Parents, however, said the move to push for higher loans is just another way of increasing fees since the loans will still be repaid by students.
“If you increase Helb loan, it basically means that you have increased fees because it shall be paid by the learners eventually,” said a parent.
The recurrent funding to universities is based on Differentiated Unit Cost (DUC) model where the government caters for 80 per cent of the unit cost while students pay 20 per cent through HELB loans and household support in tuition fees.
Education Principal Secretary Simon Nabukwesi said the time of establishment of the figures in 1989, it was estimated that the average cost for a student to study at the university was Sh120,000, of which Sh86,000 was for tuition while Sh34,000 for student upkeep.
“Of the Sh84,000, the government would cover Sh70,000 while the students would be responsible for Sh16,000,” said the PS.
The PS said there is need to establish a seed fund of Sh2.5 billion to support first year students initially to acquire laptops, noting other learners will be progressively supported as students adjust to online and blended learning.
Kenya Universities and Colleges Central Placement Services (KUCCPS) has placed 452,601 students in universities from 2014 to 2020, of which 366,331 (81 per cent) have been placed in public universities while 86,270 (19 per cent) have placed in private universities.
The PS said the number of Kenya Certificate Secondary Education (KCSE) candidates qualifying for university admission is expected to increase yet the government funding to public universities is constrained.
“As a result, private universities are expected to play an important role in meeting the rising demand. Private universities that offer specialised programmes at competitive cost will continue attracting students,” said Nabukwesi said.

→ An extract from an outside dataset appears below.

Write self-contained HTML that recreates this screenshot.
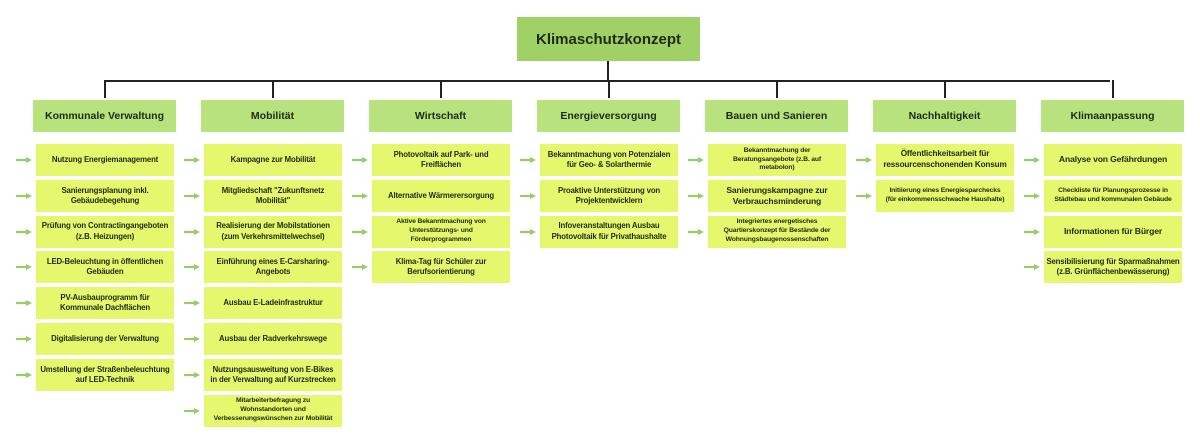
<!DOCTYPE html>
<html><head><meta charset="utf-8"><style>
body{margin:0;width:1200px;height:444px;background:#fff;position:relative;font-family:"Liberation Sans",sans-serif;overflow:hidden}
.a{position:absolute;display:flex;align-items:center;justify-content:center;text-align:center;color:#1e2a14}
.top{left:517px;top:17px;width:183px;height:44px;background:#9fd166;font-size:15px;font-weight:bold}
.h{width:143px;height:32px;background:#b8e27e;font-size:10.5px;font-weight:bold;top:100px}
.i{width:138px;height:32px;background:#e5f86d;font-size:7.8px;font-weight:bold;line-height:1.3;white-space:nowrap;letter-spacing:-0.15px}
.i.s{font-size:6.8px}
.i.l{font-size:8.6px}
.ln{position:absolute;background:#222}
.ar{position:absolute;width:16px;height:6px}
</style></head><body>
<div class="a top">Klimaschutzkonzept</div>
<div class="ln" style="left:607px;top:61px;width:2px;height:20px"></div>
<div class="ln" style="left:104px;top:80px;width:1006px;height:2px"></div>
<div id="c"></div>
<script>
const cols=[
["Kommunale Verwaltung",["Nutzung Energiemanagement","Sanierungsplanung inkl.<br>Gebäudebegehung","Prüfung von Contractingangeboten<br>(z.B. Heizungen)","LED-Beleuchtung in öffentlichen<br>Gebäuden","PV-Ausbauprogramm für<br>Kommunale Dachflächen","Digitalisierung der Verwaltung","Umstellung der Straßenbeleuchtung<br>auf LED-Technik"]],
["Mobilität",["Kampagne zur Mobilität","Mitgliedschaft \"Zukunftsnetz<br>Mobilität\"","Realisierung der Mobilstationen<br>(zum Verkehrsmittelwechsel)","Einführung eines E-Carsharing-<br>Angebots","Ausbau E-Ladeinfrastruktur","Ausbau der Radverkehrswege","Nutzungsausweitung von E-Bikes<br>in der Verwaltung auf Kurzstrecken","s:Mitarbeiterbefragung zu<br>Wohnstandorten und<br>Verbesserungswünschen zur Mobilität"]],
["Wirtschaft",["Photovoltaik auf Park- und<br>Freiflächen","Alternative Wärmerersorgung","s:Aktive Bekanntmachung von<br>Unterstützungs- und<br>Förderprogrammen","Klima-Tag für Schüler zur<br>Berufsorientierung"]],
["Energieversorgung",["Bekanntmachung von Potenzialen<br>für Geo- &amp; Solarthermie","Proaktive Unterstützung von<br>Projektentwicklern","Infoveranstaltungen Ausbau<br>Photovoltaik für Privathaushalte"]],
["Bauen und Sanieren",["s:Bekanntmachung der<br>Beratungsangebote (z.B. auf<br>metabolon)","l:Sanierungskampagne zur<br>Verbrauchsminderung","s:Integriertes energetisches<br>Quartierskonzept für Bestände der<br>Wohnungsbaugenossenschaften"]],
["Nachhaltigkeit",["m:Öffentlichkeitsarbeit für<br>ressourcenschonenden Konsum","s:Initiierung eines Energiesparchecks<br>(für einkommensschwache Haushalte)"]],
["Klimaanpassung",["l:Analyse von Gefährdungen","s:Checkliste für Planungsprozesse in<br>Städtebau und kommunalen Gebäude","l:Informationen für Bürger","Sensibilisierung für Sparmaßnahmen<br>(z.B. Grünflächenbewässerung)"]]];
let h="";
cols.forEach((c,k)=>{const x=33+168*k;
h+=`<div class="ln" style="left:${x+71}px;top:80px;width:2px;height:18px"></div>`;
h+=`<div class="a h" style="left:${x}px">${c[0]}</div>`;
c[1].forEach((t,j)=>{const y=144+35.8*j;let cl="i",st="";
if(t.startsWith("s:")){cl+=" s";t=t.slice(2)}else if(t.startsWith("l:")){cl+=" l";t=t.slice(2)}else if(t.startsWith("m:")){st="font-size:8.2px;";t=t.slice(2)}
h+=`<div class="a ${cl}" style="${st}left:${x+3}px;top:${y}px">${t}</div>`;
h+=`<svg class="ar" style="left:${x-17}px;top:${y+13}px" viewBox="0 0 16 6"><line x1="0" y1="3" x2="11" y2="3" stroke="#97cc66" stroke-width="2.2"/><polygon points="10,0 16,3 10,6" fill="#97cc66"/></svg>`;});});
document.getElementById("c").innerHTML=h;
</script>
</body></html>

He said disparity in funding of programmes under DUC for government-sponsored students in private universities compared to public universities, which is 18 per cent and 53 per cent per student respectively, is a big challenge.

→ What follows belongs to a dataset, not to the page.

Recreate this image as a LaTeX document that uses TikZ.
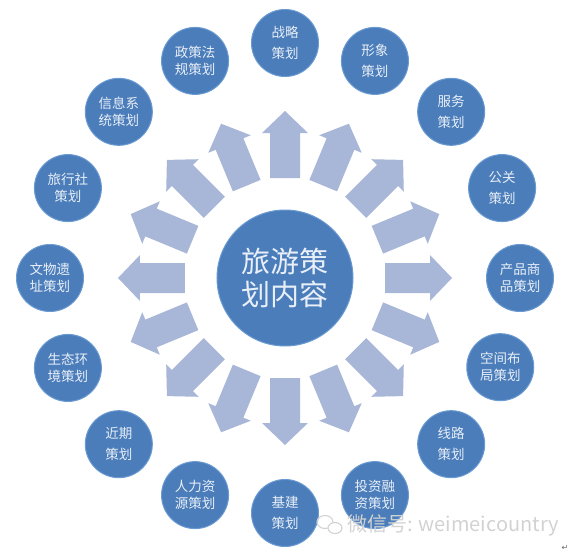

The committee said low funding to universities has led to accumulation of pending bills of Sh36.7 billion, which comprise statutory deductions, capital development expenditure, CBA increase of wages and salaries.
The PS said there has been a consistent growth in disbursed Helb loans from Sh37.2 billion in financial year 2013/2014 to Sh94.75 billion in 2020/2021.
Nabukwesi said the annual requirement per student is estimated at Sh200,000 but Helb currently provides Sh68,000, leaving a huge deficit.
“There is need to increase individual loans to a maximum of Sh80,000 and a minimum of Sh68,000 to meet the growing variance,” said the PS.
The committee suggested an increase in DUC to 80 per cent (Sh73.91) billion from the current 53 per cent (Sh41.907 billion) for public universities and 18 per cent (Sh2.4 billion) for private institutions.
“This is based on university enrollment of 500,000 students at an average DUC rate of 192,000 for human and science students,” said the PS.
Nabukwesi said in some universities, the total number of students placed is lower than the declared capacity.
He said the current budget allocation to universities for financial year 2020/2021 is far much lower at Sh43,907,000, from the required Sh80,018,000.
“Most of the universities are currently insolvent as they cannot meet statutory obligations,” said the PS.
He said the downside is that monthly payroll requirement is Sh4.5 billion, hence 12 months requirement is Sh54 billion.
Private universities also received only Sh2.4 billion from the projected Sh6.6 billion budget and hence will be unable to offer quality university education to students, including government-sponsored students.
CBA factor
National Treasury PS Julius Muia said the government is constrained financially and asked vice-chancellors to come up with ways to raise funds to run their institutions.
He said the reduced enrollment of students to universities has been attributed to a shift of focus in quality education to Technical Industrial Vocational and Entrepreneurship Training (TIVET).
“Decline enrolment affected internally generated revenues from self-sponsored students thus affecting flow of income,” said Muia.
The PS Treasury said public universities have been left grappling with huge workforce (non-teaching staff), unsustainable payrolls, increasing debt (PAYE), pensions pending bills of statutory deductions and very little funds for operations, maintenance and infrastructure development.
He said the university funding has not expanded due to the CBAs awards.
Muia said the Ministry of Education should consider reviewing tuition fees and also consider increasing loans to students.
The PS Treasury urged universities to close satellite campuses that are not economically viable. “For instance Jaramogi Odinga, Maseno and Masinde Muliro should not be opening campuses in Nairobi and Mombasa but rather in Western Region to avoid over-concentration of university satellite campus in towns,” he said.